• _Work required_
Begin with the first line below and retype each line exactly through the line containing "-- (254.5,781) arc[start". Any pictures are to be left out.

• _Data segment_
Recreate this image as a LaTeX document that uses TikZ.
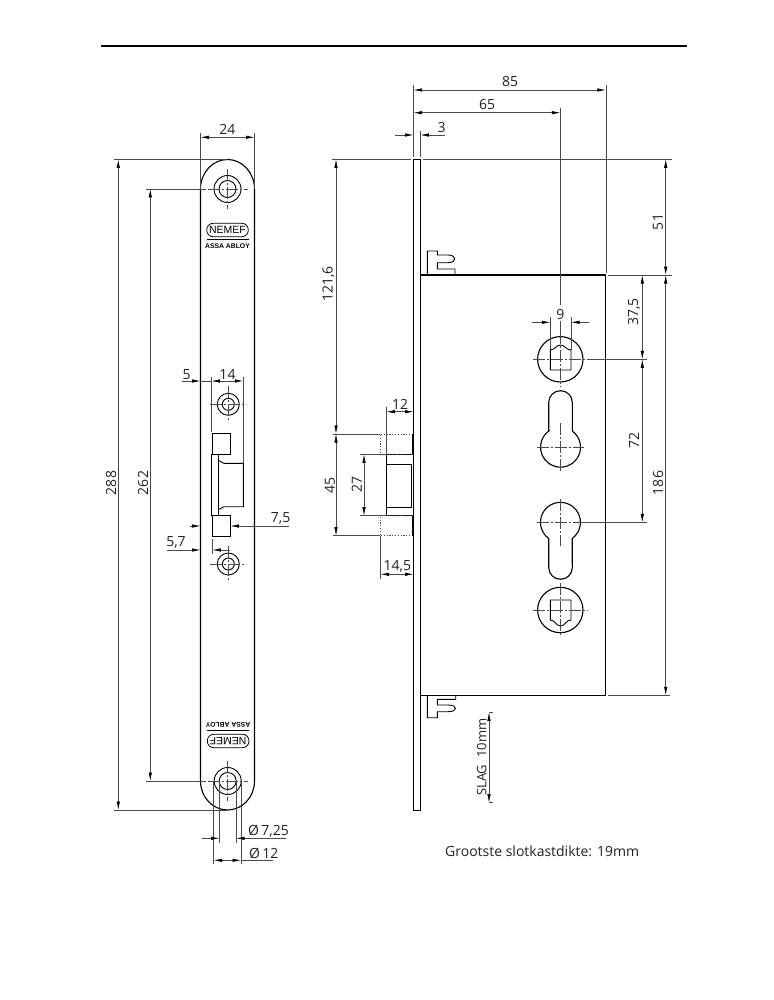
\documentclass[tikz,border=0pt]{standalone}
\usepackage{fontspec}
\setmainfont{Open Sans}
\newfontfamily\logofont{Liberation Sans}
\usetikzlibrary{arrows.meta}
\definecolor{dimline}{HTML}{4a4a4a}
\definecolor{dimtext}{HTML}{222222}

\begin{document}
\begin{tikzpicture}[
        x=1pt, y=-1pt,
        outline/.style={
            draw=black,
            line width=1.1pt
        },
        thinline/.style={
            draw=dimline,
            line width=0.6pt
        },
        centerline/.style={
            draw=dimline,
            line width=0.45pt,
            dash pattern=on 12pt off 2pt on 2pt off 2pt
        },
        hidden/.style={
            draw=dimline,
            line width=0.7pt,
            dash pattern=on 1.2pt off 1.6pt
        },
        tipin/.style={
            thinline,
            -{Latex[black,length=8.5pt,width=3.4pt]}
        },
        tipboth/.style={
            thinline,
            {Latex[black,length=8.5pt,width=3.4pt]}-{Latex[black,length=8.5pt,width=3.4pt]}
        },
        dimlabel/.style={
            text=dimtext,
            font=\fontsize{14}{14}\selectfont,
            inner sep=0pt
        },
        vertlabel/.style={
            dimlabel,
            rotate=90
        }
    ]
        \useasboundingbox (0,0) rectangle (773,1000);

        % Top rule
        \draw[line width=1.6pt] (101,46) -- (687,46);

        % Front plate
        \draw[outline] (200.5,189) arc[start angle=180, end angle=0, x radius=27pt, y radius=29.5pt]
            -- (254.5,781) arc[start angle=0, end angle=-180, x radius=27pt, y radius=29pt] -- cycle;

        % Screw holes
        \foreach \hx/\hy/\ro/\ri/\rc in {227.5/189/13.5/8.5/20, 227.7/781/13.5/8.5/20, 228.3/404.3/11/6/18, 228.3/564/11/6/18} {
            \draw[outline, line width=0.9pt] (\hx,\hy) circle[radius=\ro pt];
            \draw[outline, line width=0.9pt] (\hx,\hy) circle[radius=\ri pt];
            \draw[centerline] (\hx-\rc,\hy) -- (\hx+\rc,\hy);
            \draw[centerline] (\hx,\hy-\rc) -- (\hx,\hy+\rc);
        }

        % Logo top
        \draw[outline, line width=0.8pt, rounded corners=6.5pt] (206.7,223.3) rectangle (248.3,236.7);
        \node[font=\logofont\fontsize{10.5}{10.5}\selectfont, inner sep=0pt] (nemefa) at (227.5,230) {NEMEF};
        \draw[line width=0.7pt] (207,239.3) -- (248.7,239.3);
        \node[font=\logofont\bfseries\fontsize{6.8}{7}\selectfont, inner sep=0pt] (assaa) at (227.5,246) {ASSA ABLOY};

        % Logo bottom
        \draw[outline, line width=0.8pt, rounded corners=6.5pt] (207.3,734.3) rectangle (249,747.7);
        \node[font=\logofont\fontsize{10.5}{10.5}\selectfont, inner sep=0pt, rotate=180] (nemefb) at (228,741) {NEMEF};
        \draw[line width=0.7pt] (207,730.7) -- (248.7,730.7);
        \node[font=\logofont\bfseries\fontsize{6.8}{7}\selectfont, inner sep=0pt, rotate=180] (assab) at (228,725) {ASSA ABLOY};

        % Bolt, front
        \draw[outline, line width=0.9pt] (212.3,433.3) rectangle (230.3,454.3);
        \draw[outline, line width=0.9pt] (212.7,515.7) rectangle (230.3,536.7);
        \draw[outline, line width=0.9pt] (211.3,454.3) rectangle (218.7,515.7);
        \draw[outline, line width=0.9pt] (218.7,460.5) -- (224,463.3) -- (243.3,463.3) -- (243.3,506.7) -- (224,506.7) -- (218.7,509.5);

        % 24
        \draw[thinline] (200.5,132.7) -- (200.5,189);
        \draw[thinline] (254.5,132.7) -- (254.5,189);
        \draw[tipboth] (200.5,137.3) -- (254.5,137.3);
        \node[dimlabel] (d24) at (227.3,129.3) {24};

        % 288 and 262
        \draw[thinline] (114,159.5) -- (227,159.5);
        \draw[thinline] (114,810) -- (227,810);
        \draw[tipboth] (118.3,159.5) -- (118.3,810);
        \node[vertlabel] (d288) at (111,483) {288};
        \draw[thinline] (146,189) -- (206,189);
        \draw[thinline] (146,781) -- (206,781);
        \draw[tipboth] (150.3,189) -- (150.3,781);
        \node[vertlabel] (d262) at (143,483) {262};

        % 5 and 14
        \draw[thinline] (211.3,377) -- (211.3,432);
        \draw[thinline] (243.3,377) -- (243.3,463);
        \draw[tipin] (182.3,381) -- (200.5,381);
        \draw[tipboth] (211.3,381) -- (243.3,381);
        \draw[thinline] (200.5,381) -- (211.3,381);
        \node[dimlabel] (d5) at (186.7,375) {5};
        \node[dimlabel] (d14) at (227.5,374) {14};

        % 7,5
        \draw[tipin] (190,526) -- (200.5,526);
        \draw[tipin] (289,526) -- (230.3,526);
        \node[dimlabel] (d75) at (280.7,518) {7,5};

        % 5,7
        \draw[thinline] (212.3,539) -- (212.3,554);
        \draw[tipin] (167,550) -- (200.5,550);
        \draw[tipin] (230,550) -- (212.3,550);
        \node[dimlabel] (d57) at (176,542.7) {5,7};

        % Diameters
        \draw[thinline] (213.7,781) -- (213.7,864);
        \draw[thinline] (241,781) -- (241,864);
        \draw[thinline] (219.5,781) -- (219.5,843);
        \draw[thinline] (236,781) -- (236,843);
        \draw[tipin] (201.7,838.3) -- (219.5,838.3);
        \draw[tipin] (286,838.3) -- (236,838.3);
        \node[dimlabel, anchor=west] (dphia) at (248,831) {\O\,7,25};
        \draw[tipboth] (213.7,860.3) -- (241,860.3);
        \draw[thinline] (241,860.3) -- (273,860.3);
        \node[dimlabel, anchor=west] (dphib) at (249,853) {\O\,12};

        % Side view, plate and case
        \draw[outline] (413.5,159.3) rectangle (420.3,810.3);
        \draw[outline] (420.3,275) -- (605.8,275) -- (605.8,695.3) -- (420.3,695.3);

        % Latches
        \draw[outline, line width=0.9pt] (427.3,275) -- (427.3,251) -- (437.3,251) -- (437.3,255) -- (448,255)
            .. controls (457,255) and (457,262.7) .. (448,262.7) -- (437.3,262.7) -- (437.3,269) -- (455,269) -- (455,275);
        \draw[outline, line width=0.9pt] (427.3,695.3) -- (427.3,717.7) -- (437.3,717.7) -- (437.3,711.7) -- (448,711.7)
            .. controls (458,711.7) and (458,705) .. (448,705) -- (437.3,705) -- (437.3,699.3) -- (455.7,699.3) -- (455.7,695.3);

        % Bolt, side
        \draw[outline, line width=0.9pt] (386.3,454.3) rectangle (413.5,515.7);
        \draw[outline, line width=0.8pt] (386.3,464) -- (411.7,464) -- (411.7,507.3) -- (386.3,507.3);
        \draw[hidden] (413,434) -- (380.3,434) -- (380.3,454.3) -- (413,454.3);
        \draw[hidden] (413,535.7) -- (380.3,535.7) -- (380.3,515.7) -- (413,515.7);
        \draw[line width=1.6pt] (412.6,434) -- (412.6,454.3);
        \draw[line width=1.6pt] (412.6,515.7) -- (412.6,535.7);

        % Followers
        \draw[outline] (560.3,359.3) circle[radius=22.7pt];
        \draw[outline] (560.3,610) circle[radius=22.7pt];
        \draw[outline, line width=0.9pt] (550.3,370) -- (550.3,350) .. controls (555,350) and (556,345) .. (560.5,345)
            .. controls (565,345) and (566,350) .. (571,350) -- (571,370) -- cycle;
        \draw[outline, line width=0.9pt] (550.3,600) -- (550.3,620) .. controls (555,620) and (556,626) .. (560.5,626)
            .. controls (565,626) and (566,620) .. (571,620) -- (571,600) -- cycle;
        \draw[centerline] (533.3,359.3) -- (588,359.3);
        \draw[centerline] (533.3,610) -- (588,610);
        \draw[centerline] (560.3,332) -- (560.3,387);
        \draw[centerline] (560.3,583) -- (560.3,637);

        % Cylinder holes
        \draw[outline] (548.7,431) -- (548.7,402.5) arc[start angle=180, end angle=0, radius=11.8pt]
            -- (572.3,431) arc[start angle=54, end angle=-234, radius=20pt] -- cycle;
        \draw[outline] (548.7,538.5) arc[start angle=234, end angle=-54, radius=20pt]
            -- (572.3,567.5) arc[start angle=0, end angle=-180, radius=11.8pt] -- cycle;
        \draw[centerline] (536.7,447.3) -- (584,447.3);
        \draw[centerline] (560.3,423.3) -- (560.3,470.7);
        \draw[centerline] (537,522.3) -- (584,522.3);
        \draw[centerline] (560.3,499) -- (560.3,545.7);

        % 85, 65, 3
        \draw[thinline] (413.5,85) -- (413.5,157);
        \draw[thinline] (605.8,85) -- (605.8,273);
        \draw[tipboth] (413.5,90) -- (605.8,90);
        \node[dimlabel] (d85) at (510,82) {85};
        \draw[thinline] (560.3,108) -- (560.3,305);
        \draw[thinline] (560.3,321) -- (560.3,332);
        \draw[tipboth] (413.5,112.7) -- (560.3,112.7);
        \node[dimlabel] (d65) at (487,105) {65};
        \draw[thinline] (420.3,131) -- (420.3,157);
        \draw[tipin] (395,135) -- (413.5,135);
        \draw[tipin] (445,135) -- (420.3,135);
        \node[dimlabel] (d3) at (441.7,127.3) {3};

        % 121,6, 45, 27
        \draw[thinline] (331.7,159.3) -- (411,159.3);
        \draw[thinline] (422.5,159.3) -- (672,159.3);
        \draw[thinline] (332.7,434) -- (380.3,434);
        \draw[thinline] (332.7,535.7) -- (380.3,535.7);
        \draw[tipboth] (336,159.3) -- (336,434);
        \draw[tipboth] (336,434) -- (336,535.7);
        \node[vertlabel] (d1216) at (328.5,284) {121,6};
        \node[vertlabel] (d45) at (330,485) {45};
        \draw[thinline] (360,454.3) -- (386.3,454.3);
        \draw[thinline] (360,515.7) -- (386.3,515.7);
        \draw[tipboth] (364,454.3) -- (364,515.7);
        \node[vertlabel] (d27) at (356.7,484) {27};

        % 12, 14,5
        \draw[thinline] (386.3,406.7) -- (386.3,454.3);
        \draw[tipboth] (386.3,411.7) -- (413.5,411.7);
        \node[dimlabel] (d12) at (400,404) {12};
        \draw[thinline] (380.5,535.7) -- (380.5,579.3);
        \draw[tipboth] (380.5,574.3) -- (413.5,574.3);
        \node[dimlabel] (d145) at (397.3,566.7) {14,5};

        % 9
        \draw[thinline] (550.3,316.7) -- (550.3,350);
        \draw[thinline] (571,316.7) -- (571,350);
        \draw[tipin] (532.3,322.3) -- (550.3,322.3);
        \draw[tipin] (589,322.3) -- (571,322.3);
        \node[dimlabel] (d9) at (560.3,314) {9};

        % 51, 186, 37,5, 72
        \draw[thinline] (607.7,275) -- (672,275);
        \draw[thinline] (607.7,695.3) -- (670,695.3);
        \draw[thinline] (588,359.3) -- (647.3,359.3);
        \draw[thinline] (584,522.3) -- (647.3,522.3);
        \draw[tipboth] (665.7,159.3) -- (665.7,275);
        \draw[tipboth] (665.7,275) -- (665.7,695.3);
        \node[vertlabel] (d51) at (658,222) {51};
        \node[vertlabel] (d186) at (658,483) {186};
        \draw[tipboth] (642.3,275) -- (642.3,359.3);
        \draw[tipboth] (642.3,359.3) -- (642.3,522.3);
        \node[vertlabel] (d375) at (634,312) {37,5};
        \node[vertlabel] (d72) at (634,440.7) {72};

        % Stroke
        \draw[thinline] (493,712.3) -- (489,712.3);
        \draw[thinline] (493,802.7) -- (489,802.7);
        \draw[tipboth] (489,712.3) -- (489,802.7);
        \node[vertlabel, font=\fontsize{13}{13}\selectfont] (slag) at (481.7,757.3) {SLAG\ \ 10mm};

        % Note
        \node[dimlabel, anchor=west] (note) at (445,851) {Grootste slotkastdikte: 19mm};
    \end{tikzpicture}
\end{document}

• _In response_
Recreate this image as a LaTeX document that uses TikZ.
\documentclass[tikz,border=0pt]{standalone}
\usepackage{fontspec}
\setmainfont{Open Sans}
\newfontfamily\logofont{Liberation Sans}
\usetikzlibrary{arrows.meta}
\definecolor{dimline}{HTML}{4a4a4a}
\definecolor{dimtext}{HTML}{222222}

\begin{document}
\begin{tikzpicture}[
        x=1pt, y=-1pt,
        outline/.style={
            draw=black,
            line width=1.1pt
        },
        thinline/.style={
            draw=dimline,
            line width=0.6pt
        },
        centerline/.style={
            draw=dimline,
            line width=0.45pt,
            dash pattern=on 12pt off 2pt on 2pt off 2pt
        },
        hidden/.style={
            draw=dimline,
            line width=0.7pt,
            dash pattern=on 1.2pt off 1.6pt
        },
        tipin/.style={
            thinline,
            -{Latex[black,length=8.5pt,width=3.4pt]}
        },
        tipboth/.style={
            thinline,
            {Latex[black,length=8.5pt,width=3.4pt]}-{Latex[black,length=8.5pt,width=3.4pt]}
        },
        dimlabel/.style={
            text=dimtext,
            font=\fontsize{14}{14}\selectfont,
            inner sep=0pt
        },
        vertlabel/.style={
            dimlabel,
            rotate=90
        }
    ]
        \useasboundingbox (0,0) rectangle (773,1000);

        % Top rule
        \draw[line width=1.6pt] (101,46) -- (687,46);

        % Front plate
        \draw[outline] (200.5,189) arc[start angle=180, end angle=0, x radius=27pt, y radius=29.5pt]
            -- (254.5,781) arc[start angle=0, end angle=-180, x radius=27pt, y radius=29pt] -- cycle;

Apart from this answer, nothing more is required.